After noting the examples of the Peace Corps and the Resistance to the Nazis in Europe, he said this, the most-quoted part of the speech:

"It is from numberless diverse acts of courage such as these that the belief that human history is thus shaped. Each time a man stands up for an ideal, or acts to improve the lot of others, or strikes out against injustice, he sends forth a tiny ripple of hope, and crossing each other from a million different centers of energy and daring, those ripples build a current which can sweep down the mightiest walls of oppression and resistance."

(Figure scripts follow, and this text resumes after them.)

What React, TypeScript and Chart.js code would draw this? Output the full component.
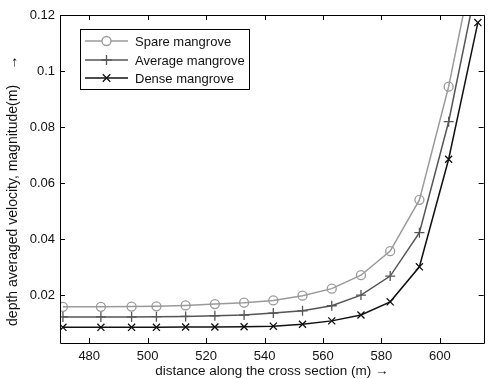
import React, { useEffect, useRef } from "react";
import { Chart, registerables } from "chart.js";

Chart.register(...registerables);

const distances = [471, 484, 494.5, 503, 513, 523, 533, 543, 553, 563, 573, 583, 593, 603, 613];
const spareMangrove = [0.0158, 0.0158, 0.0159, 0.016, 0.0163, 0.0168, 0.0173, 0.0181, 0.0198, 0.0223, 0.0271, 0.0357, 0.054, 0.0944, 0.146];
const averageMangrove = [0.0122, 0.0122, 0.0122, 0.0123, 0.0124, 0.0126, 0.0129, 0.0136, 0.0144, 0.0162, 0.02, 0.0268, 0.0423, 0.0819, 0.133];
const denseMangrove = [0.0085, 0.0085, 0.0085, 0.0085, 0.0086, 0.0086, 0.0087, 0.0089, 0.0096, 0.0108, 0.0129, 0.0176, 0.0301, 0.0685, 0.1173];
const seriesNames = ["Spare mangrove", "Average mangrove", "Dense mangrove"];
const xTicks = [480, 500, 520, 540, 560, 580, 600];
const yTicks = [0.02, 0.04, 0.06, 0.08, 0.1, 0.12];

const FONT = "'Liberation Sans', Arial, sans-serif";

function drawMarker(ctx: CanvasRenderingContext2D, style: string, x: number, y: number, r: number, color: string) {
  ctx.save();
  ctx.strokeStyle = color;
  ctx.lineWidth = 1.3;
  ctx.beginPath();
  if (style === "circle") {
    ctx.fillStyle = "#fff";
    ctx.arc(x, y, r, 0, Math.PI * 2);
    ctx.fill();
  } else if (style === "cross") {
    ctx.moveTo(x - r, y);
    ctx.lineTo(x + r, y);
    ctx.moveTo(x, y - r);
    ctx.lineTo(x, y + r);
  } else {
    const d = r * 0.75;
    ctx.moveTo(x - d, y - d);
    ctx.lineTo(x + d, y + d);
    ctx.moveTo(x + d, y - d);
    ctx.lineTo(x - d, y + d);
  }
  ctx.stroke();
  ctx.restore();
}

const framePlugin = {
  id: "framePlugin",
  afterDraw(chart: any) {
    const { ctx, chartArea } = chart;
    const { left, right, top, bottom } = chartArea;
    const xs = chart.scales.x;
    const ys = chart.scales.y;
    ctx.save();
    ctx.strokeStyle = "#000";
    ctx.lineWidth = 1;
    ctx.beginPath();
    ctx.rect(Math.round(left) + 0.5, Math.round(top) + 0.5, Math.round(right - left), Math.round(bottom - top));
    ctx.stroke();
    const tl = 5;
    ctx.beginPath();
    xTicks.forEach((v) => {
      const px = Math.round(xs.getPixelForValue(v)) + 0.5;
      ctx.moveTo(px, bottom);
      ctx.lineTo(px, bottom - tl);
      ctx.moveTo(px, top);
      ctx.lineTo(px, top + tl);
    });
    yTicks.forEach((v) => {
      const py = Math.round(ys.getPixelForValue(v)) + 0.5;
      ctx.moveTo(left, py);
      ctx.lineTo(left + tl, py);
      ctx.moveTo(right, py);
      ctx.lineTo(right - tl, py);
    });
    ctx.stroke();

    // legend
    const bx = 80.5, by = 29.5, bw = 169, bh = 60;
    ctx.fillStyle = "#fff";
    ctx.fillRect(bx, by, bw, bh);
    ctx.strokeStyle = "#000";
    ctx.lineWidth = 1;
    ctx.strokeRect(bx, by, bw, bh);
    const rows = [41, 60, 78];
    chart.data.datasets.forEach((ds: any, i: number) => {
      const y = rows[i];
      ctx.strokeStyle = ds.borderColor;
      ctx.lineWidth = ds.borderWidth;
      ctx.beginPath();
      ctx.moveTo(85, y);
      ctx.lineTo(128, y);
      ctx.stroke();
      drawMarker(ctx, ds.pointStyle, 106.5, y, ds.pointRadius, ds.borderColor);
      ctx.fillStyle = "#111";
      ctx.font = `13px ${FONT}`;
      ctx.textBaseline = "middle";
      ctx.textAlign = "left";
      ctx.fillText(ds.label, 135, y + 1);
    });
    ctx.restore();
  },
};

export default function App() {
  const ref = useRef<HTMLCanvasElement>(null);
  useEffect(() => {
    document.body.style.margin = "0";
    const mk = (vals: number[]) => distances.map((x, i) => ({ x, y: vals[i] }));
    const chart = new Chart(ref.current!, {
      type: "line",
      data: {
        datasets: [
          {
            label: seriesNames[0],
            data: mk(spareMangrove),
            borderColor: "#9a9a9a",
            borderWidth: 1.5,
            pointStyle: "circle",
            pointRadius: 4.5,
            pointBackgroundColor: "rgba(0,0,0,0)",
            pointBorderColor: "#9a9a9a",
            pointBorderWidth: 1.3,
            tension: 0,
          },
          {
            label: seriesNames[1],
            data: mk(averageMangrove),
            borderColor: "#555555",
            borderWidth: 1.5,
            pointStyle: "cross",
            pointRadius: 5,
            pointBorderColor: "#555555",
            pointBorderWidth: 1.3,
            tension: 0,
          },
          {
            label: seriesNames[2],
            data: mk(denseMangrove),
            borderColor: "#111111",
            borderWidth: 1.5,
            pointStyle: "crossRot",
            pointRadius: 5,
            pointBorderColor: "#111111",
            pointBorderWidth: 1.3,
            tension: 0,
          },
        ],
      },
      options: {
        responsive: false,
        animation: false,
        layout: { padding: { top: 15, right: 2, left: 0, bottom: 0 } },
        plugins: { legend: { display: false }, tooltip: { enabled: false } },
        scales: {
          x: {
            type: "linear",
            min: 470,
            max: 615,
            grid: { display: false, drawTicks: false, tickLength: 0 },
            border: { display: false },
            afterBuildTicks: (s: any) => {
              s.ticks = xTicks.map((v) => ({ value: v }));
            },
            afterFit: (s: any) => {
              s.height = 36;
            },
            ticks: {
              color: "#111",
              font: { family: FONT, size: 13 },
              padding: 6,
              maxRotation: 0,
              callback: (v: any) => String(v),
            },
            title: {
              display: true,
              text: "distance along the cross section (m) \u2192",
              color: "#111",
              font: { family: FONT, size: 13.5 },
              padding: { top: 0, bottom: 0 },
            },
          },
          y: {
            type: "linear",
            min: 0.0029,
            max: 0.12,
            grid: { display: false, drawTicks: false, tickLength: 0 },
            border: { display: false },
            afterBuildTicks: (s: any) => {
              s.ticks = yTicks.map((v) => ({ value: v }));
            },
            afterFit: (s: any) => {
              s.width = 60;
            },
            ticks: {
              color: "#111",
              font: { family: FONT, size: 13 },
              padding: 5,
              callback: (v: any) => String(Math.round(v * 100) / 100),
            },
            title: {
              display: true,
              text: "depth averaged velocity, magnitude(m)    \u2192      ",
              color: "#111",
              font: { family: FONT, size: 14 },
              padding: { top: 5, bottom: 0 },
            },
          },
        },
      },
      plugins: [framePlugin],
    } as any);
    return () => chart.destroy();
  }, []);
  return (
    <div style={{ position: "absolute", left: 0, top: 0, width: 490, height: 379, background: "#fff" }}>
      <canvas ref={ref} width={490} height={379} style={{ display: "block" }} />
    </div>
  );
}
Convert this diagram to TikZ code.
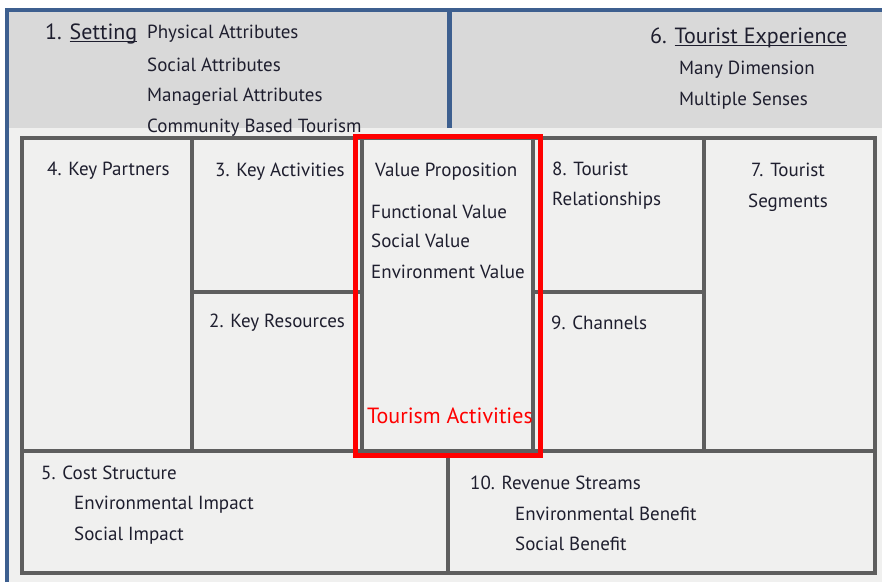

But there was more. In a few words he defined the true Kennedy legacy, the necessary fusion of ideals and realism to create a better future:

"The second danger is that of expediency: of those who say that hopes and beliefs must bend before immediate necessities. Of course, if we must act effectively, we must deal with the world as it is. We must get things done. But if there was one thing that President Kennedy stood for that touched the most profound feeling of young people around the world, it was the belief that idealism, high aspirations, and deep convictions are not incompatible with the most practical and efficient of programs -- that there is no basic inconsistency between ideals and realistic possibilities, no separation between the deepest desires of heart and of mind and the rational application of human effort to human problems.

It is not realistic or hardheaded to solve problems and take action unguided by ultimate moral aims and values, although we all know some who claim that it is so. In my judgment, it is thoughtless folly. For it ignores the realities of human faith and of passion and of belief -- forces ultimately more powerful than all of the calculations of our economists or of our generals. Of course to adhere to standards, to idealism, to vision in the face of immediate dangers takes great courage and takes self-confidence. But we also know that only those who dare to fail greatly, can ever achieve greatly.

It is this new idealism which is also, I believe, the common heritage of a generation which has learned that while efficiency can lead to the camps at Auschwitz, or the streets of Budapest, only the ideals of humanity and love can climb the hills of the Acropolis. "

Rising to the challenge, in July 1966 the National Union of South African Students came out explicitly against apartheid.